The Greenest City 2020 targets set forth a lofty collection of goals – from carbon neutral construction parameters to clean water and air standards. A recent reconfiguration of the goals manages to downgrade many of the parameters – bringing Vancouver slightly back to the future in 2011.
Still, the city of Vancouver wants to ensure that “every resident lives within a five minute walk of a park, beach, greenway, or other natural space…” as part of the greenest city initiative.
One of the first things I noticed when I arrived in Vancouver was how many park signs popped up around each corner. I pass by at least one walking five minutes in either direction from my apartment – which I consider a very fortunate location.
The two parks I’m referring to in particular, Choklit and Charleston, are used everyday by people that come from all over the demographic spectrum.
Some people sit on benches and watch the water taxi ferry here and there. Others gather with friends, drinking coffee and catching up on all things life.
There are athletes training for dreams, dogs chasing flourescent tennis balls and young parents chasing two-year-olds.
Parks provide people in a city with a place to move and a place to be still, a place to think and a place to forget.

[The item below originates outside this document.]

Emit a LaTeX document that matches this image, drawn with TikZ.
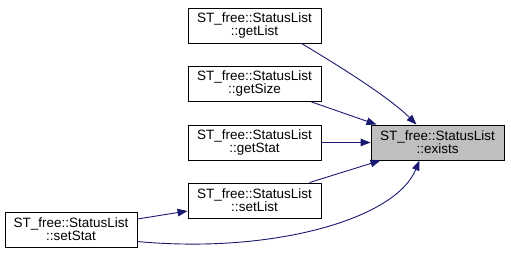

They are a place of refuge and, according to a development organization called the Healing Cities Working Group, they can play an integral part of the human healing process. As the working group’s foundation states in it’s mission:
“Key findings in the literature review reveal that healing involves much more than curing physical ailments. Healing is a multidimensional process facilitated by integrating physical, mental, spiritual, emotional, and social components of a person’s being. Each component affects the others. This awareness changes the relationship between people and their environments because it recognizes that people do not live as isolated islands, but rather are intimately connected to their surroundings and influenced profoundly by a range of factors.”
One of those factors of influence for residents of densely populated cities is proximity and availability of places, like parks, that offer space for the healing process to take hold.